Since ${\displaystyle \sin (n\pi )=0}$ and ${\displaystyle \sin (0)=0}$, we get that

${\displaystyle b_n=\frac{-2}{n\pi }\underset{=(-1{)}^n}{\underbrace{\cos (n\pi )}}=\frac{-2}{n\pi }(-1{)}^n=\frac{2}{n\pi }(-1{)}^{n+1}}$

for ${\displaystyle n=1,2,3,\cdots }$
Therefore, the Fourier sine series of ${\displaystyle f(x)}$ is

${\displaystyle Sf(x)={\displaystyle \sum _{n=1}^{\mathrm{\infty }}}{b}_n\sin (\frac{n\pi x}{L})={\displaystyle \sum _{n=1}^{\mathrm{\infty }}}\frac{2}{n\pi }(-1{)}^{n+1}\sin (n\pi x).}$

Next, we will find the Fourier cosine series.

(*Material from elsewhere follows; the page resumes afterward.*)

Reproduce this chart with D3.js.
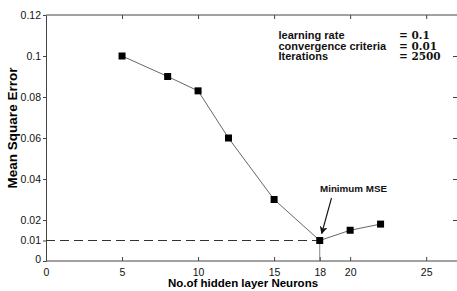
<!DOCTYPE html>
<html>
<head>
<meta charset="utf-8">
<script src="https://cdnjs.cloudflare.com/ajax/libs/d3/7.8.5/d3.min.js"></script>
<style>
  body { margin: 0; background: #fff; }
  svg { display: block; }
</style>
</head>
<body>
<div id="chart"></div>
<script>
// values
var neurons = [5, 8, 10, 12, 15, 18, 20, 22];
var mse = [0.1, 0.09, 0.083, 0.06, 0.03, 0.01, 0.015, 0.018];
var xTicks = [0, 5, 10, 15, 18, 20, 25];
var xTopTicks = [5, 10, 15, 20, 25];
var yTicks = [0, 0.01, 0.02, 0.04, 0.06, 0.08, 0.1, 0.12];
var yTickLabels = ["0", "0.01", "0.02", "0.04", "0.06", "0.08", "0.1", "0.12"];
var yRightTicks = [0.02, 0.04, 0.06, 0.08, 0.1];
var paramNames = ["learning rate", "convergence criteria", "Iterations"];
var paramValues = ["= 0.1", "= 0.01", "= 2500"];
var minPoint = [18, 0.01];

var w = 457;
var h = 291;

var svg = d3.select("#chart")
    .append("svg")
    .attr("width", w)
    .attr("height", h);

var x = d3.scaleLinear().domain([0, 27]).range([46, 456.6]);
var y = d3.scaleLinear().domain([0, 0.12]).range([261, 15]);

var axisColor = "#444";

// frame (no right edge visible in the picture)
svg.append("line")
    .attr("x1", x(0)).attr("x2", w)
    .attr("y1", y(0.12)).attr("y2", y(0.12))
    .style("stroke", axisColor).style("stroke-width", 1);

// bottom axis, ticks pointing inward
var xAxis = d3.axisBottom(x)
    .tickValues(xTicks)
    .tickSizeInner(-4)
    .tickSizeOuter(0)
    .tickPadding(8)
    .tickFormat(d3.format("d"));

var gx = svg.append("g")
    .attr("transform", "translate(0," + y(0) + ")")
    .call(xAxis);
gx.select(".domain").attr("d", "M" + x(0) + ",0H" + w);

// top ticks
var xTop = d3.axisTop(x)
    .tickValues(xTopTicks)
    .tickSizeInner(-4)
    .tickSizeOuter(0)
    .tickFormat("");
var gt = svg.append("g")
    .attr("transform", "translate(0," + y(0.12) + ")")
    .call(xTop);
gt.select(".domain").remove();

// left axis, ticks pointing out
var yAxis = d3.axisLeft(y)
    .tickValues(yTicks)
    .tickSizeInner(3)
    .tickSizeOuter(0)
    .tickPadding(2)
    .tickFormat(function(d, i) { return yTickLabels[i]; });
var gy = svg.append("g")
    .attr("transform", "translate(" + x(0) + ",0)")
    .call(yAxis);

// right ticks
var yRight = d3.axisRight(y)
    .tickValues(yRightTicks)
    .tickSizeInner(-4)
    .tickSizeOuter(0)
    .tickFormat("");
var gr = svg.append("g")
    .attr("transform", "translate(" + w + ",0)")
    .call(yRight);
gr.select(".domain").remove();

svg.selectAll(".tick line, .domain").style("stroke", axisColor);
svg.selectAll(".tick text")
    .style("font-family", "'Liberation Sans', Arial, sans-serif")
    .style("font-size", "10.5px")
    .style("fill", "#111");
gy.selectAll(".tick text").filter(function(d) { return d === 0; })
    .attr("dy", "0.1em");

// axis titles
svg.append("text")
    .attr("x", 243)
    .attr("y", 287)
    .attr("text-anchor", "middle")
    .style("font-family", "'Liberation Sans', Arial, sans-serif")
    .style("font-weight", "bold")
    .style("font-size", "11.5px")
    .text("No.of hidden layer Neurons");

svg.append("text")
    .attr("transform", "translate(17," + 128 + ") rotate(-90)")
    .attr("text-anchor", "middle")
    .style("font-family", "'Liberation Sans', Arial, sans-serif")
    .style("font-weight", "bold")
    .style("font-size", "13.5px")
    .text("Mean Square Error");

// reference lines at the minimum
svg.append("line")
    .attr("x1", x(0)).attr("x2", x(minPoint[0]))
    .attr("y1", y(minPoint[1])).attr("y2", y(minPoint[1]))
    .style("stroke", "#333")
    .style("stroke-width", 1)
    .style("stroke-dasharray", "9,5");

svg.append("line")
    .attr("x1", x(minPoint[0])).attr("x2", x(minPoint[0]))
    .attr("y1", y(minPoint[1])).attr("y2", y(0))
    .style("stroke", "#666")
    .style("stroke-width", 0.8);

// data line + markers
var line = d3.line()
    .x(function(d, i) { return x(neurons[i]); })
    .y(function(d) { return y(d); });

svg.append("path")
    .datum(mse)
    .attr("d", line)
    .style("fill", "none")
    .style("stroke", "#555")
    .style("stroke-width", 0.9);

svg.selectAll("rect.pt")
    .data(mse)
    .enter()
    .append("rect")
    .attr("class", "pt")
    .attr("x", function(d, i) { return x(neurons[i]) - 3.5; })
    .attr("y", function(d) { return y(d) - 3.5; })
    .attr("width", 7)
    .attr("height", 7)
    .style("fill", "#000");

// annotation
svg.append("defs").append("marker")
    .attr("id", "arrow")
    .attr("viewBox", "0 0 10 10")
    .attr("refX", 9).attr("refY", 5)
    .attr("markerWidth", 8).attr("markerHeight", 8)
    .attr("markerUnits", "userSpaceOnUse")
    .attr("orient", "auto")
    .append("path")
    .attr("d", "M0,0L10,5L0,10L3,5Z")
    .style("fill", "#111");

svg.append("line")
    .attr("x1", 331.5).attr("y1", 198)
    .attr("x2", x(minPoint[0]) + 2).attr("y2", y(minPoint[1]) - 7)
    .style("stroke", "#111")
    .style("stroke-width", 1.1)
    .attr("marker-end", "url(#arrow)");

svg.append("text")
    .attr("x", 320)
    .attr("y", 191.5)
    .style("font-family", "'Liberation Sans', Arial, sans-serif")
    .style("font-weight", "bold")
    .style("font-size", "9.8px")
    .style("fill", "#111")
    .text("Minimum MSE");

// parameter box text
var rowY = [38.8, 49.6, 60.2];

svg.selectAll("text.pname")
    .data(paramNames)
    .enter()
    .append("text")
    .attr("class", "pname")
    .attr("x", 278.5)
    .attr("y", function(d, i) { return rowY[i]; })
    .style("font-family", "'Liberation Sans', Arial, sans-serif")
    .style("font-weight", "bold")
    .style("font-size", "11px")
    .style("fill", "#111")
    .text(function(d) { return d; });

svg.selectAll("text.pval")
    .data(paramValues)
    .enter()
    .append("text")
    .attr("class", "pval")
    .attr("x", 399)
    .attr("y", function(d, i) { return rowY[i]; })
    .style("font-family", "'DejaVu Serif', 'Liberation Serif', serif")
    .style("font-weight", "bold")
    .style("font-size", "10.5px")
    .style("fill", "#111")
    .text(function(d) { return d; });
</script>
</body>
</html>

The Fourier cosine series of ${\displaystyle f(x)}$ is given by

${\displaystyle Cf(x)=\frac{a_0}{2}+{\displaystyle \sum _{n=1}^{\mathrm{\infty }}}{a}_n\cos (\frac{n\pi x}{L})}$

where
${\displaystyle a_n=\frac{2}{L}{\displaystyle \underset{0}{\overset{L}{\int }}}f(x)\cos (\frac{n\pi x}{L})dx}$
for ${\displaystyle n=0,1,2,\cdots }$

With ${\displaystyle f(x)=x}$ and ${\displaystyle L=1}$,

${\displaystyle a_n=2{\displaystyle \underset{0}{\overset{1}{\int }}}x\cos (n\pi x)dx.}$

When ${\displaystyle n=0}$ we have that ${\displaystyle \cos (n\pi x)}$=1 and so we have two distinct cases for evaluating the integral; when ${\displaystyle n>=1}$ and when ${\displaystyle n=0}$. For the case where ${\displaystyle n\ge 1}$, integrate by parts using

${\displaystyle u=xdv=\cos (n\pi x)dx}$

${\displaystyle du=dvv=\frac{1}{n\pi }\sin (n\pi x),}$

we get that
${\displaystyle \begin{array}{rl}{a}_n& =2[\frac{x}{n\pi }\sin (n\pi x){|}_0^1-\frac{1}{n\pi }{\displaystyle \underset{0}{\overset{1}{\int }}}\sin (n\pi x)dx]\\ & =2[\frac{x}{n\pi }\sin (n\pi x){|}_0^1+(\frac{1}{n\pi }{)}^2\cos (n\pi x){|}_0^1]\\ & =2[\frac{x}{n\pi }\sin (n\pi )+0+(\frac{1}{n\pi }{)}^2\cos (n\pi )-(\frac{1}{n\pi }{)}^2\cos (0)].\end{array}}$
Since ${\displaystyle \sin (n\pi )=0}$, we get that

${\displaystyle a_n=2[(\frac{1}{n\pi }{)}^2\underset{=(-1{)}^n}{\underbrace{\cos (n\pi )}}-(\frac{1}{n\pi }{)}^2\underset{=1}{\underbrace{\cos (0)}}]=2(\frac{1}{n\pi }{)}^2[(-1{)}^n-1]}$

for ${\displaystyle n=1,2,3,\cdots }$

Now for the case where ${\displaystyle n=0}$, we get

${\displaystyle a_0=2{\displaystyle \underset{0}{\overset{1}{\int }}}x\cos (0)dx=2{\displaystyle \underset{0}{\overset{1}{\int }}}xdx=2(\frac{1}{2}{x}^2){|}_0^1=1.}$

Therefore, the Fourier cosine series of ${\displaystyle f(x)}$ is

${\displaystyle Cf(x)=\frac{a_0}{2}+{\displaystyle \sum _{n=1}^{\mathrm{\infty }}}{a}_n\cos (n\pi x)=\frac{1}{2}+{\displaystyle \sum _{n=1}^{\mathrm{\infty }}}2(\frac{1}{n\pi }{)}^2[(-1{)}^n-1]\cos (n\pi x).}$